I’ve been busy preparing for the Indian Wells Arts Festival, creating lots of new work to display for next month. I love participating in art fairs because it inspires me to paint and make new things since I know I have a venue to display my paintings in, and there is an upcoming deadline. The pressure is on! It makes me feel a bit like I’m back in art school painting like crazy in preparation for a critique, and I thrive in that kind of environment. I’ll slowly be posting new paintings online and on Instagram as the festival approaches. Excited that I’ve started to make some new desert inspired landscapes! Very new for me, and a departure from my infatuation with the color green.
A statement about the recent works:
My current practice is a paradox between absence and presence.
Using watercolor or oil paint on paper, I distill a landscape down to its most essential elements and abstracted forms. The negative shapes take on a prominent role in the paintings, often creating silhouettes of human figures enmeshed in the surrounding landscape. Painterly gestures and mark-making techniques are juxtaposed with highly-rendered flora.

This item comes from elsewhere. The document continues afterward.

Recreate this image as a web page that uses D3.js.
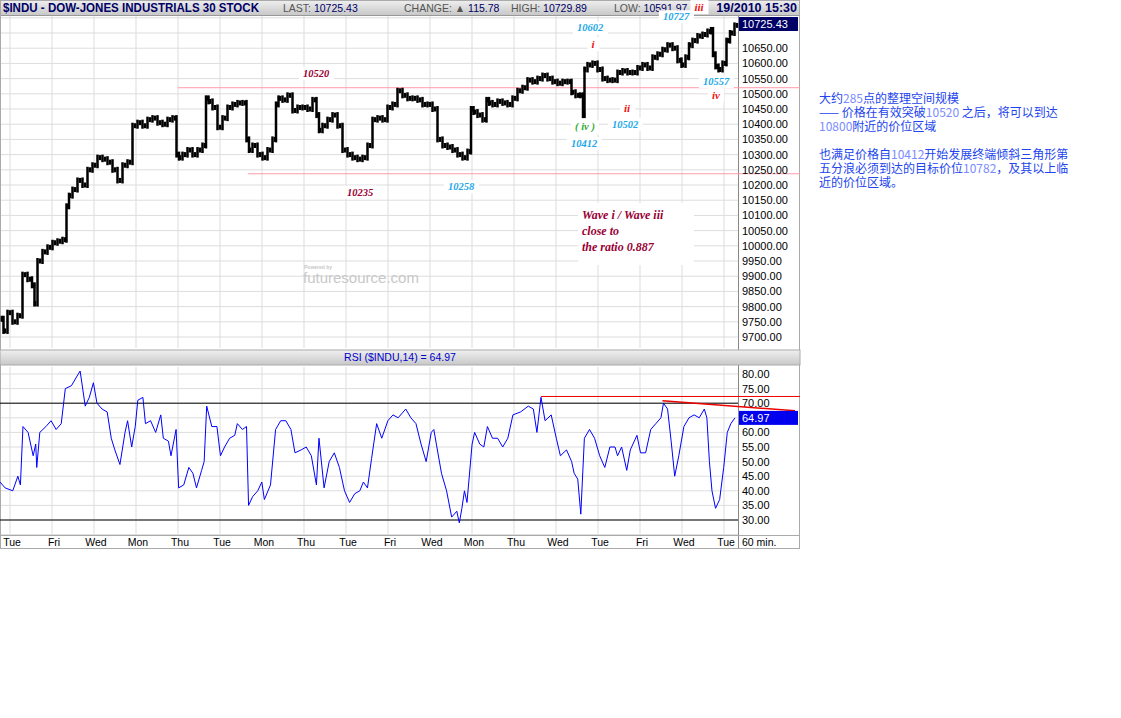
<!DOCTYPE html>
<html><head><meta charset="utf-8">
<script src="https://cdn.jsdelivr.net/npm/d3@7"></script>
<style>body{margin:0;background:#fff}svg{display:block}</style>
</head><body>
<svg id="chart" width="1121" height="718"></svg>
<script>
// price closes: [bar, close] (bar = 60-min bar position)
var priceBars = [[0.4,9760],[1,9720],[2,9780],[3,9750],[4,9770],[5,9905],[6,9890],[6.8,9870],[7,9810],[8,9950],[9,9980],[10,9995],[11,10010],[12,10015],[13,10020],
  [13.6,10130],[14,10165],[15,10185],[16,10215],[17,10200],[18,10250],[19,10265],[20,10290],[21,10285],[22,10275],[23,10250],[24,10215],[25,10265],[26,10275],
  [27,10395],[28,10405],[29,10395],[30,10415],[31,10420],[32,10405],[33,10400],[34,10415],[35,10420],[35.6,10300],[36,10290],[37,10300],[38,10315],[39,10300],
  [40,10315],[41,10330],[41.4,10485],[42,10475],[43,10455],[44,10390],[45,10420],[46,10455],[47,10465],[48,10470],[49,10470],[49.6,10350],[50,10315],[51,10330],
  [52,10300],[53,10290],[54,10315],[55,10350],[55.4,10465],[56,10485],[57,10480],[58,10495],[59,10445],[60,10455],[61,10455],[62,10450],[63,10480],[63.6,10430],
  [64,10380],[65,10395],[66,10415],[67,10430],[68,10395],[69,10315],[70,10300],[71,10290],[72,10285],[73,10290],[74,10330],[75,10415],[76,10420],[77,10415],
  [78,10455],[79,10465],[80,10510],[81,10495],[82,10485],[83,10485],[84,10480],[85,10465],[86,10465],[87,10450],[88,10350],[89,10330],[90,10325],[91,10315],
  [92,10300],[93,10290],[94,10310],[94.4,10450],[95,10440],[96,10430],[97,10415],[97.6,10480],[98,10470],[99,10465],[100,10475],[101,10470],[102,10465],
  [103,10485],[104,10510],[105,10520],[106,10545],[107,10540],[108,10550],[109,10560],[110,10550],[111,10540],[112,10535],[113,10540],[114,10540],[114.6,10505],
  [115.6,10495],[116.4,10495],[116.8,10430],[117,10580],[118,10595],[119,10600],[120,10580],[121,10550],[122,10545],[123,10545],[124,10570],[125,10575],[126,10570],
  [127,10570],[128,10585],[129,10595],[130,10585],[131,10620],[132,10630],[133,10645],[134,10660],[135,10650],[136,10610],[136.6,10595],[137.6,10620],[138,10660],
  [139,10675],[140,10690],[141,10695],[142,10705],[142.4,10710],[142.8,10630],[143.4,10590],[144,10580],[145,10600],[145.6,10675],[146.4,10700],[147.4,10725]];

// RSI(14): [pos, value]
var rsiPts = [[0,43],[10,41],[25,40],[35,45],[40,42],[45,62],[55,60],[65,52],[70,56],[72,48],[78,60],[90,62],[100,64],[110,61],[120,63],[128,75],[140,76],
  [150,79],[157,81],[167,69],[175,72],[183,77],[190,70],[200,68],[210,67],[218,58],[225,54],[235,49],[245,60],[250,64],[258,55],[265,62],[270,71],[280,72],
  [285,63],[295,64],[305,60],[315,66],[320,58],[330,57],[335,52],[345,61],[350,41],[360,42],[370,48],[378,46],[385,41],[395,47],[400,50],[405,69],[415,62],
  [425,62],[432,52],[440,55],[450,58],[460,59],[465,63],[475,61],[483,62],[487,35],[495,38],[505,40],[513,43],[518,37],[530,42],[540,61],[550,64],[560,64],
  [570,61],[578,53],[590,54],[600,55],[610,52],[620,42],[625,58],[635,41],[645,50],[655,53],[665,48],[675,40],[685,36],[695,39],[705,40],[712,43],[720,41],
  [728,51],[738,63],[748,58],[760,64],[770,66],[780,65],[795,68],[805,65],[815,63],[825,56],[835,50],[845,60],[850,61],[855,56],[865,46],[870,43],[875,40],
  [885,31],[895,33],[900,29],[905,34],[910,40],[915,36],[925,56],[930,60],[940,56],[948,55],[955,62],[965,58],[975,58],[985,55],[995,58],[1005,66],[1020,67],
  [1035,69],[1045,68],[1052,60],[1060,72],[1068,64],[1080,66],[1090,58],[1098,52],[1110,54],[1120,50],[1125,46],[1132,44],[1138,32],[1145,58],[1155,61],
  [1165,58],[1175,52],[1185,48],[1195,55],[1205,55],[1210,52],[1218,55],[1228,47],[1235,54],[1248,59],[1255,53],[1265,53],[1275,61],[1285,63],[1295,65],
  [1300,70],[1308,68],[1315,57],[1322,45],[1330,52],[1340,62],[1350,65],[1360,66],[1370,65],[1380,68],[1385,65],[1390,50],[1395,40],[1402,34],[1410,37],
  [1418,48],[1425,60],[1432,63],[1440,65]];

var dayLabels = ['Tue','Fri','Wed','Mon','Thu','Tue','Mon','Thu','Tue','Fri','Wed','Mon','Thu','Wed','Tue','Fri','Wed','Tue'];
var priceTicks = d3.range(9700, 10701, 50);
var rsiTicks = d3.range(30, 81, 5);
var resistance = 10520, support = 10237;

// annotations: [bar, price, text, kind]
var notes = [[63.2,10555,'10520','dr'],[72,10165,'10235','dr'],[92.2,10182,'10258','bl'],
  [117,10380,'( iv )','gr'],[116.8,10325,'10412','bl'],[118,10705,'10602','bl'],[118.6,10650,'i','rd'],
  [125.4,10440,'ii','rd'],[125,10388,'10502','bl'],[135.2,10742,'10727','bl'],[139.8,10772,'iii','rd'],
  [143.2,10528,'10557','bl'],[143.2,10482,'iv','rd']];
var waveText = ['Wave i / Wave iii', 'close to', 'the ratio 0.887'];

var svg = d3.select('#chart');
var L = 0, R = 738, FR = 800;
var x = d3.scaleLinear().domain([0, 147.6]).range([L, R]);
var xr = d3.scaleLinear().domain([0, 1446]).range([L, R]);
var y = d3.scaleLinear().domain([9700, 10700]).range([337, 33]);
var yr = d3.scaleLinear().domain([30, 80]).range([520, 374]);

// header
var grad = svg.append('defs').append('linearGradient').attr('id', 'hg').attr('x1', 0).attr('x2', 0).attr('y1', 0).attr('y2', 1);
grad.append('stop').attr('offset', 0).attr('stop-color', '#f0f0f0');
grad.append('stop').attr('offset', 1).attr('stop-color', '#c8c8c8');
svg.append('rect').attr('x', 0).attr('y', 0).attr('width', FR).attr('height', 15).attr('fill', 'url(#hg)');
svg.append('line').attr('x1', 0).attr('x2', FR).attr('y1', 15.5).attr('y2', 15.5).attr('stroke', '#999');
svg.append('text').attr('x', 3).attr('y', 12).attr('font-family', 'Arial').attr('font-weight', 'bold').attr('font-size', 12.5)
    .attr('textLength', 256).attr('lengthAdjust', 'spacingAndGlyphs').attr('fill', '#000066').text('$INDU - DOW-JONES INDUSTRIALS 30 STOCK');
[['LAST: ', '10725.43', 283], ['CHANGE: \u25B2 ', '115.78', 404], ['HIGH: ', '10729.89', 511], ['LOW: ', '10591.97', 614]].forEach(function (h) {
    var t = svg.append('text').attr('x', h[2]).attr('y', 12).attr('font-family', 'Arial').attr('font-size', 10.5).attr('fill', '#555');
    t.append('tspan').text(h[0]);
    t.append('tspan').attr('fill', '#000066').text(h[1]);
});
svg.append('text').attr('x', 797).attr('y', 12).attr('text-anchor', 'end').attr('font-family', 'Arial').attr('font-weight', 'bold').attr('font-size', 12.5).attr('fill', '#000066').text('19/2010 15:30');

// grid
var gx = d3.range(dayLabels.length).map(function (i) { return 10 + i * 42; });
function grid(top, bottom, ys) {
    var g = svg.append('g').attr('stroke', '#dddddd');
    gx.forEach(function (v) { g.append('line').attr('x1', v).attr('x2', v).attr('y1', top).attr('y2', bottom); });
    ys.forEach(function (v) { g.append('line').attr('x1', L).attr('x2', R).attr('y1', v).attr('y2', v); });
}
grid(16, 348, priceTicks.map(y).concat([y(10750)]));
grid(367, 535, rsiTicks.map(yr).concat([yr(25)]));

// frames
svg.append('line').attr('x1', R + 0.5).attr('x2', R + 0.5).attr('y1', 16).attr('y2', 548).attr('stroke', '#888');
svg.append('rect').attr('x', 0.5).attr('y', 0.5).attr('width', FR - 1).attr('height', 548).attr('fill', 'none').attr('stroke', '#aaa');
svg.append('rect').attr('x', 0).attr('y', 350).attr('width', FR).attr('height', 15).attr('fill', 'url(#hg)').attr('stroke', '#aaa');
svg.append('text').attr('x', 400).attr('y', 361).attr('text-anchor', 'middle').attr('font-family', 'Arial').attr('font-size', 10.5).attr('fill', '#0000cc').text('RSI ($INDU,14) = 64.97');
svg.append('line').attr('x1', 0).attr('x2', FR).attr('y1', 535.5).attr('y2', 535.5).attr('stroke', '#aaa');

// watermark
var wm = svg.append('g').attr('font-family', 'Arial').attr('fill', '#c8c8c8');
wm.append('text').attr('x', 304).attr('y', 269).attr('font-size', 5).attr('font-weight', 'bold').text('Powered by');
wm.append('text').attr('x', 303).attr('y', 283).attr('font-size', 15).text('futuresource.com');

// support / resistance
svg.append('line').attr('x1', x(35.6)).attr('x2', FR).attr('y1', y(resistance)).attr('y2', y(resistance)).attr('stroke', '#ff9aa8');
svg.append('line').attr('x1', x(49.6)).attr('x2', FR).attr('y1', y(support)).attr('y2', y(support)).attr('stroke', '#ff9aa8');

// price bars
var bars = svg.append('g').attr('stroke', '#000').attr('stroke-width', 2.5);
priceBars.forEach(function (d, i) {
    var prev = i ? priceBars[i - 1][1] : d[1];
    var x0 = i ? x(priceBars[i - 1][0]) : x(d[0]);
    var y1 = y(Math.max(prev, d[1])) - 3, y2 = y(Math.min(prev, d[1])) + 3;
    var xm = (x0 + x(d[0])) / 2;
    bars.append('line').attr('x1', xm).attr('x2', xm).attr('y1', y1).attr('y2', y2);
    bars.append('line').attr('x1', x(d[0])).attr('x2', x(d[0])).attr('y1', y(d[1]) - 2.5).attr('y2', y(d[1]) + 2.5);
});

// annotations
var colors = { dr: '#990033', bl: '#22a8e8', gr: '#33aa33', rd: '#ee1111' };
notes.forEach(function (n) {
    var g = svg.append('g');
    var t = g.append('text').attr('x', x(n[0])).attr('y', y(n[1])).attr('text-anchor', 'middle')
        .attr('font-family', 'Liberation Serif, Times New Roman').attr('font-style', 'italic').attr('font-weight', 'bold')
        .attr('font-size', n[3] == 'rd' ? 11 : 10.5).attr('fill', colors[n[3]]).text(n[2]);
    var b = t.node().getBBox();
    g.insert('rect', 'text').attr('x', b.x - 4).attr('y', b.y - 1).attr('width', b.width + 8).attr('height', b.height + 2).attr('fill', '#fff');
});
var wb = svg.append('g');
wb.append('rect').attr('x', 578).attr('y', 203).attr('width', 116).attr('height', 62).attr('fill', '#fff');
waveText.forEach(function (s, i) {
    wb.append('text').attr('x', 582).attr('y', 219 + i * 16).attr('font-family', 'Liberation Serif, Times New Roman').attr('font-style', 'italic').attr('font-weight', 'bold').attr('font-size', 12).attr('fill', '#990033').text(s);
});

// price axis
var ax = svg.append('g').attr('font-family', 'Arial').attr('font-size', 11).attr('fill', '#000');
priceTicks.filter(function (v) { return v < 10700; }).forEach(function (v) {
    ax.append('text').attr('x', 742).attr('y', y(v) + 4).text(v.toFixed(2));
});
svg.append('rect').attr('x', 739).attr('y', 17).attr('width', 59).attr('height', 14).attr('fill', '#000066');
svg.append('text').attr('x', 742).attr('y', 28).attr('font-family', 'Arial').attr('font-size', 11).attr('fill', '#fff').text('10725.43');

// RSI
svg.append('g').attr('stroke', '#000').selectAll('line').data([70, 30]).join('line')
    .attr('x1', L).attr('x2', R).attr('y1', function (d) { return yr(d); }).attr('y2', function (d) { return yr(d); });
svg.append('path').datum(rsiPts).attr('fill', 'none').attr('stroke', '#0000ff')
    .attr('d', d3.line().x(function (d) { return xr(d[0]); }).y(function (d) { return yr(d[1]); }));
svg.append('line').attr('x1', xr(1060)).attr('x2', FR).attr('y1', yr(72.3)).attr('y2', yr(72.3)).attr('stroke', '#ee0000');
svg.append('line').attr('x1', xr(1298)).attr('x2', 795).attr('y1', yr(70.8)).attr('y2', yr(67.4)).attr('stroke', '#ee0000').attr('stroke-width', 1.5);
rsiTicks.filter(function (v) { return v != 65; }).forEach(function (v) {
    ax.append('text').attr('x', 742).attr('y', yr(v) + 4).text(v.toFixed(2));
});
svg.append('rect').attr('x', 739).attr('y', yr(64.97) - 7).attr('width', 59).attr('height', 14).attr('fill', '#0000ee');
svg.append('text').attr('x', 742).attr('y', yr(64.97) + 4).attr('font-family', 'Arial').attr('font-size', 11).attr('fill', '#fff').text('64.97');

// day labels
dayLabels.forEach(function (d, i) {
    ax.append('text').attr('x', gx[i] + 2).attr('y', 546).attr('text-anchor', 'middle').attr('font-size', 10.5).text(d);
});
ax.append('text').attr('x', 742).attr('y', 546).attr('font-size', 10.5).text('60 min.');

// comment text
var para = [
    [['大约', 0], ['285', 1], ['点的整理空间规模', 0]],
    [['—— 价格在有效突破', 0], ['10520', 1], [' 之后，将可以到达', 0]],
    [['10800', 1], ['附近的价位区域', 0]],
    [],
    [['也满足价格自', 0], ['10412', 1], ['开始发展终端倾斜三角形第', 0]],
    [['五分浪必须到达的目标价位', 0], ['10782', 1], ['，及其以上临', 0]],
    [['近的价位区域。', 0]]];
para.forEach(function (line, i) {
    var t = svg.append('text').attr('x', 819).attr('y', 103 + i * 14).attr('font-family', 'Noto Sans CJK SC').attr('font-size', 12).attr('fill', '#2244ee');
    line.forEach(function (p) { t.append('tspan').attr('fill', p[1] ? '#7a8cff' : '#2244ee').text(p[0]); });
});
</script>
</body></html>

The process is exclusively additive, as each mark on the stark white surface cannot be erased or undone. The paintings allude to an influence of Chinese landscape painting, especially in their rhythms and intentional use of blank space, or “nothingness”. They convey “inner landscapes of the mind” more so than accurate, external ones- they are reflections of sanctuary and inner spirit. The paintings seek to highlight a sense of permanence within nature and the spiritual world, contrasted with the temporal quality of human existence.